What Algorithms Want

The gap between theoretical ideas and messy reality, as seen in Neal Stephenson, Adam Smith, and Star Trek. We depend on—we believe in—algorithms to help us get a ride, choose which book to buy, execute a mathematical proof. It's as if we think of code as a magic spell, an incantation to reveal what we need to know and even what we want. Humans have always believed that certain invocations—the marriage vow, the shaman's curse—do not merely describe the world but make it. Computation casts a cultural shadow that is shaped by this long tradition of magical thinking. In this book, Ed Finn considers how the algorithm—in practical terms, “a method for solving a problem”—has its roots not only in mathematical logic but also in cybernetics, philosophy, and magical thinking. Finn argues that the algorithm deploys concepts from the idealized space of computation in a messy reality, with unpredictable and sometimes fascinating results. Drawing on sources that range from Neal Stephenson's Snow Crash to Diderot's Encyclopédie, from Adam Smith to the Star Trek computer, Finn explores the gap between theoretical ideas and pragmatic instructions. He examines the development of intelligent assistants like Siri, the rise of algorithmic aesthetics at Netflix, Ian Bogost's satiric Facebook game Cow Clicker, and the revolutionary economics of Bitcoin.
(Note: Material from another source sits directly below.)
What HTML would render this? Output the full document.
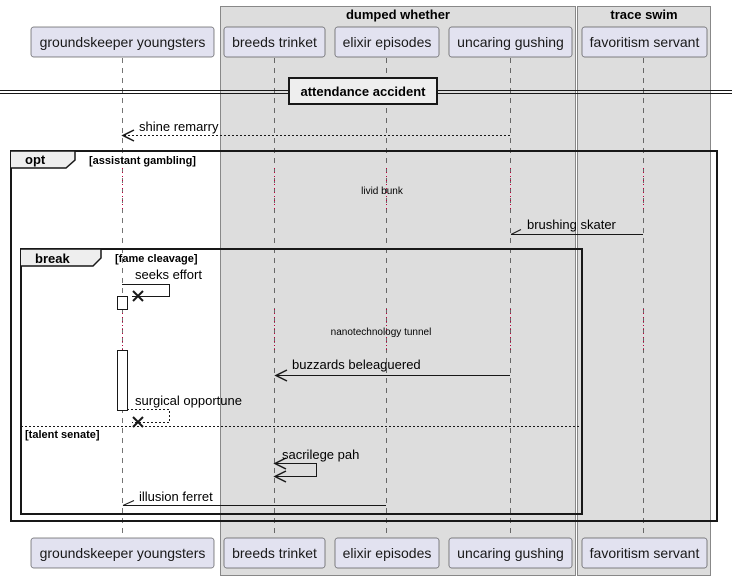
<!DOCTYPE html>
<html><head><meta charset="utf-8"><style>
html,body{margin:0;padding:0;background:#fff;}
svg{display:block;font-family:"Liberation Sans",sans-serif;}
</style></head><body>
<svg width="732" height="579" viewBox="0 0 732 579" xmlns="http://www.w3.org/2000/svg">
<defs>
<marker id="a" markerWidth="12" markerHeight="12" refX="1" refY="6" orient="auto" markerUnits="userSpaceOnUse"><path d="M11,1 L1,6 L11,11 L6,6 Z" fill="#181818"/></marker>
</defs>
<!-- boxes -->
<rect x="220.5" y="6.5" width="355" height="569" fill="#ddd" stroke="#888" stroke-width="1"/>
<rect x="577.5" y="6.5" width="133" height="569" fill="#ddd" stroke="#888" stroke-width="1"/>
<text x="398" y="19" font-size="13" font-weight="bold" text-anchor="middle">dumped whether</text>
<text x="644" y="19" font-size="13" font-weight="bold" text-anchor="middle">trace swim</text>

<!-- lifelines -->
<g stroke="#181818" stroke-width="0.6" stroke-dasharray="5,5">
<line x1="122.5" y1="58" x2="122.5" y2="538"/>
<line x1="274.5" y1="58" x2="274.5" y2="538"/>
<line x1="386.5" y1="58" x2="386.5" y2="538"/>
<line x1="510.5" y1="58" x2="510.5" y2="538"/>
<line x1="643.5" y1="58" x2="643.5" y2="538"/>
</g>
<!-- delay segments -->
<g fill="#fff"><rect x="118" y="168" width="9" height="42" opacity="0"/></g>
<g stroke="#c0003c" stroke-width="1" stroke-dasharray="1,3">
<line x1="122.5" y1="168" x2="122.5" y2="210"/><line x1="274.5" y1="168" x2="274.5" y2="210"/>
<line x1="386.5" y1="168" x2="386.5" y2="210"/><line x1="510.5" y1="168" x2="510.5" y2="210"/>
<line x1="643.5" y1="168" x2="643.5" y2="210"/>
<line x1="122.5" y1="309" x2="122.5" y2="350"/><line x1="274.5" y1="309" x2="274.5" y2="350"/>
<line x1="386.5" y1="309" x2="386.5" y2="350"/><line x1="510.5" y1="309" x2="510.5" y2="350"/>
<line x1="643.5" y1="309" x2="643.5" y2="350"/>
</g>

<!-- participants -->
<g fill="#e2e2f0" stroke="#181818" stroke-width="0.5">
<rect x="31" y="27" width="183" height="30" rx="2.5"/><rect x="224" y="27" width="101" height="30" rx="2.5"/>
<rect x="335" y="27" width="104" height="30" rx="2.5"/><rect x="449" y="27" width="123" height="30" rx="2.5"/>
<rect x="582" y="27" width="125" height="30" rx="2.5"/>
<rect x="31" y="538" width="183" height="30" rx="2.5"/><rect x="224" y="538" width="101" height="30" rx="2.5"/>
<rect x="335" y="538" width="104" height="30" rx="2.5"/><rect x="449" y="538" width="123" height="30" rx="2.5"/>
<rect x="582" y="538" width="125" height="30" rx="2.5"/>
</g>
<g font-size="14" text-anchor="middle" fill="#181818">
<text x="122.5" y="47">groundskeeper youngsters</text><text x="274.5" y="47">breeds trinket</text>
<text x="387" y="47">elixir episodes</text><text x="510.5" y="47">uncaring gushing</text><text x="644.5" y="47">favoritism servant</text>
<text x="122.5" y="558">groundskeeper youngsters</text><text x="274.5" y="558">breeds trinket</text>
<text x="387" y="558">elixir episodes</text><text x="510.5" y="558">uncaring gushing</text><text x="644.5" y="558">favoritism servant</text>
</g>

<!-- divider -->
<g stroke="#181818" stroke-width="1"><line x1="0" y1="90.5" x2="732" y2="90.5"/><line x1="0" y1="93.5" x2="732" y2="93.5"/></g>
<rect x="289" y="78" width="148" height="26" fill="#eee" stroke="#181818" stroke-width="2"/>
<text x="363" y="96" font-size="13" font-weight="bold" text-anchor="middle">attendance accident</text>

<!-- shine remarry -->
<line x1="510" y1="135.5" x2="124" y2="135.5" stroke="#181818" stroke-dasharray="2,2"/>
<path d="M134,130 L123,135.5 L134,141" fill="none" stroke="#181818" stroke-width="1.5"/>
<text x="139" y="131" font-size="13">shine remarry</text>

<!-- opt frame -->
<rect x="11" y="151" width="706" height="370" fill="none" stroke="#181818" stroke-width="2"/>
<path d="M11,151 L75,151 L75,160 L66,168 L11,168" fill="#eee" stroke="#181818" stroke-width="1.5"/>
<text x="25" y="164" font-size="13" font-weight="bold">opt</text>
<text x="89" y="164" font-size="11" font-weight="bold">[assistant gambling]</text>
<text x="382" y="194" font-size="10" text-anchor="middle">livid bunk</text>

<!-- brushing skater -->
<line x1="643" y1="234.5" x2="511" y2="234.5" stroke="#181818"/>
<line x1="511" y1="234.5" x2="521" y2="229.5" stroke="#181818"/>
<text x="527" y="229" font-size="13">brushing skater</text>

<!-- break frame -->
<rect x="21" y="249" width="561" height="265" fill="none" stroke="#181818" stroke-width="2"/>
<path d="M21,249 L101,249 L101,258 L93,266 L21,266" fill="#eee" stroke="#181818" stroke-width="1.5"/>
<text x="35" y="263" font-size="13" font-weight="bold">break</text>
<text x="115" y="262" font-size="11" font-weight="bold">[fame cleavage]</text>

<!-- seeks effort -->
<path d="M122,284.5 L169.5,284.5 L169.5,296.5 L132,296.5" fill="none" stroke="#181818"/>
<path d="M133,291 L143,301 M133,301 L143,291" stroke="#181818" stroke-width="2"/>
<text x="135" y="279" font-size="13">seeks effort</text>
<rect x="117.5" y="296.5" width="10" height="13" fill="#fff" stroke="#181818"/>
<rect x="117.5" y="350.5" width="10" height="60" fill="#fff" stroke="#181818"/>
<text x="381" y="335" font-size="10" text-anchor="middle">nanotechnology tunnel</text>

<!-- buzzards -->
<line x1="510" y1="375.5" x2="277" y2="375.5" stroke="#181818"/>
<path d="M287,370 L276,375.5 L287,381" fill="none" stroke="#181818" stroke-width="1.5"/>
<text x="292" y="369" font-size="13">buzzards beleaguered</text>

<!-- surgical opportune -->
<path d="M127,409.5 L169.5,409.5 L169.5,422.5 L132,422.5" fill="none" stroke="#181818" stroke-dasharray="2,2"/>
<path d="M133,417 L143,427 M133,427 L143,417" stroke="#181818" stroke-width="2"/>
<text x="135" y="405" font-size="13">surgical opportune</text>

<!-- else -->
<line x1="21" y1="426.5" x2="582" y2="426.5" stroke="#181818" stroke-dasharray="2,2"/>
<text x="25" y="438" font-size="11" font-weight="bold">[talent senate]</text>

<!-- sacrilege pah -->
<path d="M276,463.5 L316.5,463.5 L316.5,476.5 L276,476.5" fill="none" stroke="#181818"/>
<path d="M286,458 L275,463.5 L286,469 M286,471 L275,476.5 L286,482" fill="none" stroke="#181818" stroke-width="1.5"/>
<text x="282" y="459" font-size="13">sacrilege pah</text>

<!-- illusion ferret -->
<line x1="386" y1="505.5" x2="123" y2="505.5" stroke="#181818"/>
<line x1="123" y1="505.5" x2="134" y2="500.5" stroke="#181818"/>
<text x="139" y="501" font-size="13">illusion ferret</text>
</svg>
</body></html>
He describes Google's goal of anticipating our questions, Uber's cartoon maps and black box accounting, and what Facebook tells us about programmable value, among other things. If we want to understand the gap between abstraction and messy reality, Finn argues, we need to build a model of “algorithmic reading” and scholarship that attends to process, spearheading a new experimental humanities.